__RECORDED INFORMATION__:
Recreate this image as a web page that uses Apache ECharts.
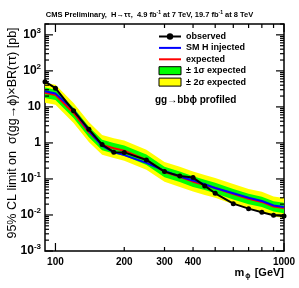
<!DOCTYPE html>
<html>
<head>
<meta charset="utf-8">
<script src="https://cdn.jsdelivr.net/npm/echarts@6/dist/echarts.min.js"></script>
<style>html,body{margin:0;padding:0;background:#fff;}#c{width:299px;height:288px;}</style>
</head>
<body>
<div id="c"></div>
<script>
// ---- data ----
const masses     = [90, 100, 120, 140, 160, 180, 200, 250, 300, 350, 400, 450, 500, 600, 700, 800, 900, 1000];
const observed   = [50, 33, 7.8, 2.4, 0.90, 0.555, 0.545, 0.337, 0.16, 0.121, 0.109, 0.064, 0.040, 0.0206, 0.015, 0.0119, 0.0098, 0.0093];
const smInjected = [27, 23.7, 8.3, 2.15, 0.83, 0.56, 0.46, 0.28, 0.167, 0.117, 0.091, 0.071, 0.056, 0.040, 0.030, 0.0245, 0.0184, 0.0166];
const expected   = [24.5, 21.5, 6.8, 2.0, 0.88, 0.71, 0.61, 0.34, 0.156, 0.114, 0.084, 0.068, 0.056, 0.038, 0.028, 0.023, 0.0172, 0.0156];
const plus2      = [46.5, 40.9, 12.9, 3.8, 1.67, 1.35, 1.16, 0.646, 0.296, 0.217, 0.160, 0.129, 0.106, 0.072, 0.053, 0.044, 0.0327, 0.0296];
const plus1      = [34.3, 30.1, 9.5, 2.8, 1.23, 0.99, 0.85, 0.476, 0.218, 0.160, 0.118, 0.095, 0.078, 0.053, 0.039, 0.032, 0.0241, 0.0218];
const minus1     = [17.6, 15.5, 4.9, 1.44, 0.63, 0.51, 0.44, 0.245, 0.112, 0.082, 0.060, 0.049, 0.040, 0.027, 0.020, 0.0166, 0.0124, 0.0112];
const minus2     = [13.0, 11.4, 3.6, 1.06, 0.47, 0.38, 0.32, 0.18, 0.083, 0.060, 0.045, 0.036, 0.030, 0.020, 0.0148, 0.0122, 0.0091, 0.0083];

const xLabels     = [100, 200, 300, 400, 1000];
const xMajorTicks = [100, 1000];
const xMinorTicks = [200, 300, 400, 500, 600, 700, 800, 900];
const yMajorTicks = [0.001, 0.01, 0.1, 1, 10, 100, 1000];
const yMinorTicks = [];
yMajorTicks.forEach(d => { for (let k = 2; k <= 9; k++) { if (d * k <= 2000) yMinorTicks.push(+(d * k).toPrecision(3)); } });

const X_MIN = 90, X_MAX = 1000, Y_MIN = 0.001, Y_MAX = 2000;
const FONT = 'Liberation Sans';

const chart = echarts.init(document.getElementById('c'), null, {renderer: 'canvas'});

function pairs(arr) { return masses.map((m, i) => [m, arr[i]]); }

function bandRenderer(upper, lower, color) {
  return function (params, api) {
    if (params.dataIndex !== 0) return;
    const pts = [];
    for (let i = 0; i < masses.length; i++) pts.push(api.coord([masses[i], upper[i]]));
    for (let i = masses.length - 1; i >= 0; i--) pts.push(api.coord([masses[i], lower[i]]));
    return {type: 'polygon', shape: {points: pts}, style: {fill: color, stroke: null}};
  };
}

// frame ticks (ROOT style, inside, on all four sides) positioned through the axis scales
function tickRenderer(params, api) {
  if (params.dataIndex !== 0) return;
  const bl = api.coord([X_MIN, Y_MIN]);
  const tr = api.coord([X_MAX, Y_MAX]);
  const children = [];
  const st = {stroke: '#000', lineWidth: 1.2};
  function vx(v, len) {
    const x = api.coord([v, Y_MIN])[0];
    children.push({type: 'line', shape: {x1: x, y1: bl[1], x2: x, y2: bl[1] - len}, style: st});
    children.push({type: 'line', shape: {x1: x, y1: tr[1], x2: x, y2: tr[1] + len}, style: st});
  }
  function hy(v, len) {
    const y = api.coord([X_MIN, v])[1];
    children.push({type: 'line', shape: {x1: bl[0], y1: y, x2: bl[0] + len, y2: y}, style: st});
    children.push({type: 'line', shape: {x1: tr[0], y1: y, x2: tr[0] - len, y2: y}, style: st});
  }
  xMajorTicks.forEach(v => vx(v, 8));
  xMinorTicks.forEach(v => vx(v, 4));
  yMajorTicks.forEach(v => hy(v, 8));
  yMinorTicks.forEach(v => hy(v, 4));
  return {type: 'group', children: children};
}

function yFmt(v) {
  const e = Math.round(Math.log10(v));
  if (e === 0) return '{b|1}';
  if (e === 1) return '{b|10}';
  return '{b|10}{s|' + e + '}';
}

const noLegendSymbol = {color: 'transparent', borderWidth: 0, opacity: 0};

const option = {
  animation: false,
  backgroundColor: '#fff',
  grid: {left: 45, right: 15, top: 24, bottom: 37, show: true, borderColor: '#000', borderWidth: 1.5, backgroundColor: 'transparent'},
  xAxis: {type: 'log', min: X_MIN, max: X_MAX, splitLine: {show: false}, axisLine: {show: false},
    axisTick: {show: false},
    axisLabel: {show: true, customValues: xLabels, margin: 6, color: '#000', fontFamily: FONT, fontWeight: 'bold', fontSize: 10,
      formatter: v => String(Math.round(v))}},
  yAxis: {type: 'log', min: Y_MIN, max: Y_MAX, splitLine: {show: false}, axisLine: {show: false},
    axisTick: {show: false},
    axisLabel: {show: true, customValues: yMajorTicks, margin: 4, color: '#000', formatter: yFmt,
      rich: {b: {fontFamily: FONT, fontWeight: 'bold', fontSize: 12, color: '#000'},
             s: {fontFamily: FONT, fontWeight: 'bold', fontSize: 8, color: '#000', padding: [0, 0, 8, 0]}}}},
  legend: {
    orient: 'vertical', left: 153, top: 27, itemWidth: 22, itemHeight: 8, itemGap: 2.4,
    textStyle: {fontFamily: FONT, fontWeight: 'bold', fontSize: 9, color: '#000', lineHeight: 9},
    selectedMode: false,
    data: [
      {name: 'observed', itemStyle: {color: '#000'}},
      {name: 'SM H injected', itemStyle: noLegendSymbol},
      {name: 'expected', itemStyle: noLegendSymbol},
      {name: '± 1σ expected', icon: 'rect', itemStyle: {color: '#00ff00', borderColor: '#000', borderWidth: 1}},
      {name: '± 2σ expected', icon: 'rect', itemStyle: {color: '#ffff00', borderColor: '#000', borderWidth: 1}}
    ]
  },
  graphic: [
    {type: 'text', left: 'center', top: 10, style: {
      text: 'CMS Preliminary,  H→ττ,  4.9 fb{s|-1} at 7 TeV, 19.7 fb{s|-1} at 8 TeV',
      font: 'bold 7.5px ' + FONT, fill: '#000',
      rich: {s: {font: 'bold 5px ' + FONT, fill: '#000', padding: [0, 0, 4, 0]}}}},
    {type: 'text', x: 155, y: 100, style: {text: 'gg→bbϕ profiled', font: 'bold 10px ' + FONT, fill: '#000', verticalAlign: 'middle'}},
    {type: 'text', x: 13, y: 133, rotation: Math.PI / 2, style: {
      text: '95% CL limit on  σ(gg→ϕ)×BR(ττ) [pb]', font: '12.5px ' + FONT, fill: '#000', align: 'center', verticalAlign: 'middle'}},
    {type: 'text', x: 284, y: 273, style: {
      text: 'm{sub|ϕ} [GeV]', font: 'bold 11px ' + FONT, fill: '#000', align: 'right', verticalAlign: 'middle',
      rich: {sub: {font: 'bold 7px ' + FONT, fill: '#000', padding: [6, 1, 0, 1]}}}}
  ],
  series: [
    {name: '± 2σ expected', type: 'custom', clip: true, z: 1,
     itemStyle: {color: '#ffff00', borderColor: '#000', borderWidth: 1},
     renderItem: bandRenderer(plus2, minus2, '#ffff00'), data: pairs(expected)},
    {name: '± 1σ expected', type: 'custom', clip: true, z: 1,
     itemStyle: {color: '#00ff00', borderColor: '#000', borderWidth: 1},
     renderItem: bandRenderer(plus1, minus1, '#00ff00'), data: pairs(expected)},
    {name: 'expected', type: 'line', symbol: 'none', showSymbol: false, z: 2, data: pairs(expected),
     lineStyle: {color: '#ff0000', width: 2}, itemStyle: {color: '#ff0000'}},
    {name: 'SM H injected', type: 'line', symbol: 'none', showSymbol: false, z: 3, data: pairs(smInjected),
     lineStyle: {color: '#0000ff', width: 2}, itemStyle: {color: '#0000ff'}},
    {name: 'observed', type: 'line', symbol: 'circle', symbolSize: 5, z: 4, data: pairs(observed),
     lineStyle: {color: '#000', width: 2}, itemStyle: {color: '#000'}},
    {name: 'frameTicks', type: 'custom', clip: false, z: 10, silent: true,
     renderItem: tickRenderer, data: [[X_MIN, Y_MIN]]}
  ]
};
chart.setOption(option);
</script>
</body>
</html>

__TASK BRIEF__: Your task is to return the lines above, from the first one up to and including the line containing "const FONT = 'Liberation Sans';", minus any pictures.

__RESULT__:
Recreate this image as a web page that uses Apache ECharts.
<!DOCTYPE html>
<html>
<head>
<meta charset="utf-8">
<script src="https://cdn.jsdelivr.net/npm/echarts@6/dist/echarts.min.js"></script>
<style>html,body{margin:0;padding:0;background:#fff;}#c{width:299px;height:288px;}</style>
</head>
<body>
<div id="c"></div>
<script>
// ---- data ----
const masses     = [90, 100, 120, 140, 160, 180, 200, 250, 300, 350, 400, 450, 500, 600, 700, 800, 900, 1000];
const observed   = [50, 33, 7.8, 2.4, 0.90, 0.555, 0.545, 0.337, 0.16, 0.121, 0.109, 0.064, 0.040, 0.0206, 0.015, 0.0119, 0.0098, 0.0093];
const smInjected = [27, 23.7, 8.3, 2.15, 0.83, 0.56, 0.46, 0.28, 0.167, 0.117, 0.091, 0.071, 0.056, 0.040, 0.030, 0.0245, 0.0184, 0.0166];
const expected   = [24.5, 21.5, 6.8, 2.0, 0.88, 0.71, 0.61, 0.34, 0.156, 0.114, 0.084, 0.068, 0.056, 0.038, 0.028, 0.023, 0.0172, 0.0156];
const plus2      = [46.5, 40.9, 12.9, 3.8, 1.67, 1.35, 1.16, 0.646, 0.296, 0.217, 0.160, 0.129, 0.106, 0.072, 0.053, 0.044, 0.0327, 0.0296];
const plus1      = [34.3, 30.1, 9.5, 2.8, 1.23, 0.99, 0.85, 0.476, 0.218, 0.160, 0.118, 0.095, 0.078, 0.053, 0.039, 0.032, 0.0241, 0.0218];
const minus1     = [17.6, 15.5, 4.9, 1.44, 0.63, 0.51, 0.44, 0.245, 0.112, 0.082, 0.060, 0.049, 0.040, 0.027, 0.020, 0.0166, 0.0124, 0.0112];
const minus2     = [13.0, 11.4, 3.6, 1.06, 0.47, 0.38, 0.32, 0.18, 0.083, 0.060, 0.045, 0.036, 0.030, 0.020, 0.0148, 0.0122, 0.0091, 0.0083];

const xLabels     = [100, 200, 300, 400, 1000];
const xMajorTicks = [100, 1000];
const xMinorTicks = [200, 300, 400, 500, 600, 700, 800, 900];
const yMajorTicks = [0.001, 0.01, 0.1, 1, 10, 100, 1000];
const yMinorTicks = [];
yMajorTicks.forEach(d => { for (let k = 2; k <= 9; k++) { if (d * k <= 2000) yMinorTicks.push(+(d * k).toPrecision(3)); } });

const X_MIN = 90, X_MAX = 1000, Y_MIN = 0.001, Y_MAX = 2000;
const FONT = 'Liberation Sans';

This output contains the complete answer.